Biosimilars are on an exciting path. Similar to generics for chemically produced drugs, they promise cheaper patient care but with biopharmaceutical drugs whose patent protection will expire. This is where the technical requirements for market entry are just as high as for the biological originals, explained Javier Camposano (Celltrion). At the same time, the relevant international regulations are still far from harmonized, which is currently still negatively influencing market entry and costs.
This example also shows how much the pharmaceutical industry is on the move, even though it describes itself as conservative – not least due to the stringent regulatory requirements of the health authorities. One aspect that became clear at the Pharma Forum is that although innovations are demanded and desired by health authorities, their introduction is often faced with major bureaucratic hurdles – both in drug development and in the manufacturing processes of the ready-to-use product. Still, pharmaceutical safety is and will remain the highest priority – something else all speakers and participants unanimously agreed on. The requirements and paths to this goal are more diverse than ever. Ultimately, the panel discussion also focused on the question of what the future of aseptic production looks like.

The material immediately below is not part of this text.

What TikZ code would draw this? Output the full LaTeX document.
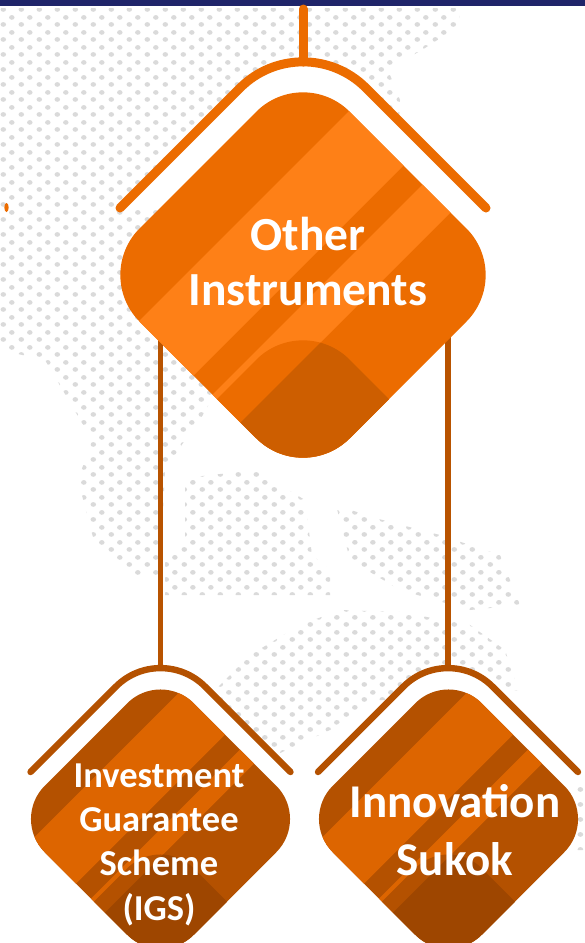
\documentclass[tikz,border=0pt]{standalone}
\usepackage{fontspec}
\setmainfont{Carlito}
\usetikzlibrary{patterns}
\definecolor{navy}{HTML}{1F2469}
\definecolor{mainDark}{HTML}{EC6C00}
\definecolor{mainLight}{HTML}{FE8017}
\definecolor{mainDeep}{HTML}{CD5E00}
\definecolor{subDark}{HTML}{B45100}
\definecolor{subLight}{HTML}{DD6500}
\definecolor{subDeep}{HTML}{9E4600}
\definecolor{connCol}{HTML}{B85300}
\definecolor{dotgray}{HTML}{DADADA}

\pgfdeclarepatternformonly{mapdots}{\pgfqpoint{0pt}{0pt}}{\pgfqpoint{18pt}{15pt}}{\pgfqpoint{18pt}{15pt}}{%
  \pgfpathellipse{\pgfqpoint{4.5pt}{3.75pt}}{\pgfqpoint{2.9pt}{0pt}}{\pgfqpoint{0pt}{2.5pt}}%
  \pgfpathellipse{\pgfqpoint{13.5pt}{11.25pt}}{\pgfqpoint{2.9pt}{0pt}}{\pgfqpoint{0pt}{2.5pt}}%
  \pgfusepath{fill}}

% rounded diamond: cx, cy, half-diagonal, corner radius
\newcommand\RD[4]{[rounded corners=#4pt] ({#1+#3/2},{#2-#3/2}) -- ({#1+#3},{#2}) -- ({#1},{#2+#3}) -- ({#1-#3},{#2}) -- ({#1},{#2-#3}) -- cycle}
% diagonal band  a <= (x-cx)+(y-cy) <= b
\newcommand\BAND[4]{({#1+#3/2+400},{#2+#3/2-400}) -- ({#1+#3/2-400},{#2+#3/2+400}) -- ({#1+#4/2-400},{#2+#4/2+400}) -- ({#1+#4/2+400},{#2+#4/2-400}) -- cycle}
% rounded chevron: cx, vertex y, arm extent, radius
\newcommand\CHEV[4]{({#1-#3},{#2+#3}) -- ({#1-0.70711*#4},{#2+0.70711*#4}) .. controls ({#1-0.31659*#4},{#2+0.31659*#4}) and ({#1+0.31659*#4},{#2+0.31659*#4}) .. ({#1+0.70711*#4},{#2+0.70711*#4}) -- ({#1+#3},{#2+#3})}
% striped diamond: cx cy D r a1 b1 a2 b2 bumpdy
\newcommand\UNIT[9]{%
  \begin{scope}
    \clip \RD{#1}{#2}{#3}{#4};
    \fill[udark] ({#1-#3},{#2-#3}) rectangle ({#1+#3},{#2+#3});
    \fill[ulight] \BAND{#1}{#2}{#5}{#6};
    \fill[ulight] \BAND{#1}{#2}{#7}{#8};
    \clip \RD{#1}{#2+#9}{#3}{#4};
    \fill[udark] ({#1-#3},{#2-#3}) rectangle ({#1+#3},{#2+#3});
    \fill[udeep] \BAND{#1}{#2}{#8}{2000};
  \end{scope}}

\tikzset{
  dots/.style={pattern=mapdots, pattern color=dotgray},
  mainline/.style={draw=mainDark, line width=9pt, line cap=round},
  subline/.style={draw=subDark, line width=6.4pt, line cap=round},
  conn/.style={draw=connCol, line width=5.5pt},
  txt/.style={text=white, align=center, inner sep=0pt, anchor=base},
  mainunit/.style={udark/.style={fill=mainDark}, ulight/.style={fill=mainLight}, udeep/.style={fill=mainDeep}},
  subunit/.style={udark/.style={fill=subDark}, ulight/.style={fill=subLight}, udeep/.style={fill=subDeep}}
}

\begin{document}
\begin{tikzpicture}[x=1pt, y=-1pt]
\useasboundingbox (0,0) rectangle (585,943);
\fill[white] (0,0) rectangle (585,943);

% dotted world-map background
\fill[dots] (0,8) -- (462,8) -- (456,28) -- (425,48) -- (388,70) -- (400,100) -- (398,148) -- (330,200) -- (250,330) -- (200,420) -- (185,440) -- (165,470) -- (160,575) -- (130,575) -- (95,545) -- (78,480) -- (92,440) -- (45,360) -- (0,350) -- cycle;
\fill[dots] (185,478) -- (255,470) -- (305,500) -- (312,555) -- (330,570) -- (330,595) -- (165,595) -- (165,560) -- (185,545) -- cycle;
\fill[dots] (336,505) -- (375,518) -- (440,535) -- (500,555) -- (520,605) -- (470,610) -- (400,590) -- (350,560) -- cycle;
\fill[dots] (205,700) -- (250,655) -- (300,625) -- (340,610) -- (400,612) -- (470,625) -- (505,650) -- (518,690) -- (470,700) -- (370,700) -- (330,730) -- (265,760) -- (220,755) -- cycle;
\fill[dots] (574,780) -- (585,780) -- (585,850) -- (576,850) -- cycle;

% top bar and small mark
\fill[navy] (0,0) rectangle (585,6);
\fill[mainDark] (6.5,207.5) ellipse [x radius=2.2pt, y radius=4.5pt];

% named points
\coordinate (topstart) at (303,9);
\coordinate (mainapex) at (303,62);
\coordinate (mainL) at (160.5,330);
\coordinate (mainR) at (448,330);
\coordinate (igsapex) at (160.5,668);
\coordinate (sukapex) at (448,668);

% connectors
\draw[conn] (mainL) -- (igsapex);
\draw[conn] (mainR) -- (sukapex);

% white halos under chevrons
\fill[white] \CHEV{303}{25}{183}{89} -- cycle;
\fill[white] \CHEV{160.5}{642}{130}{63} -- cycle;
\fill[white] \CHEV{448}{642}{130}{63} -- cycle;

% chevrons
\draw[mainline] \CHEV{303}{25}{183}{89};
\draw[subline] \CHEV{160.5}{642}{130}{63};
\draw[subline] \CHEV{448}{642}{130}{63};
\draw[mainline] (topstart) -- (mainapex);

% diamonds
\begin{scope}[mainunit]
  \UNIT{303}{275}{210}{66}{-118}{-9}{29}{85}{248}
\end{scope}
\begin{scope}[subunit]
  \UNIT{160.5}{819}{149}{47}{-108}{-20}{10}{38}{165}
  \UNIT{448.5}{819}{149}{47}{-108}{-20}{10}{38}{165}
\end{scope}

% texts (base anchor = baseline of the last line)
\node[txt, font=\fontsize{47.5}{55}\selectfont\bfseries] (other) at (308,305) {Other\\Instruments};
\node[txt, font=\fontsize{36.5}{44.3}\selectfont\bfseries] (igs) at (159,920) {Investment\\Guarantee\\Scheme\\(IGS)};
\node[txt, font=\fontsize{47}{58}\selectfont\bfseries] (sukok) at (455,875) {Innovation\\Sukok};
\end{tikzpicture}
\end{document}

Several answers to this question were presented during a tour of a section of the production and the new Optima Pharma CSPE (Comprehensive Scientific Engineering) Center. Participants enjoyed a firsthand look at new handling and transport systems, robotics in various applications, entire turnkey lines including for highly potent drugs, innovative sterility test isolators, new highly efficient isolator decontamination systems, insights into freeze-
drying technologies from Optima Pharma, and digitalization strategies. The pharmaceutical experts were even impressed with the special building technology of the CSPE Center, which is a prerequisite for integrated factory acceptance tests (iFATs). Supply lines for all required media were unobtrusively integrated into the hall floor. The extended hall height means that the HVAC (heating, ventilation, air-conditioning) components of isolators can now also be accommodated. Complex lines can now already be coordinated and tested in the factory instead of later at the customer’s site. All in all, visitor feedback about the Pharma Forum and about Optima as organizers was very positive: “We knew after the very first lecture that it was worth attending,” noted one participant.
Over two days, the Pharma Forum 2019 offered a wealth of valuable information: from digitalization and plant flexibility to the successful management of complex technology and projects.
Now in its seventh installment, the Pharma Forum 2019 attracted 200 visitors from 25 countries to Schwaebisch Hall.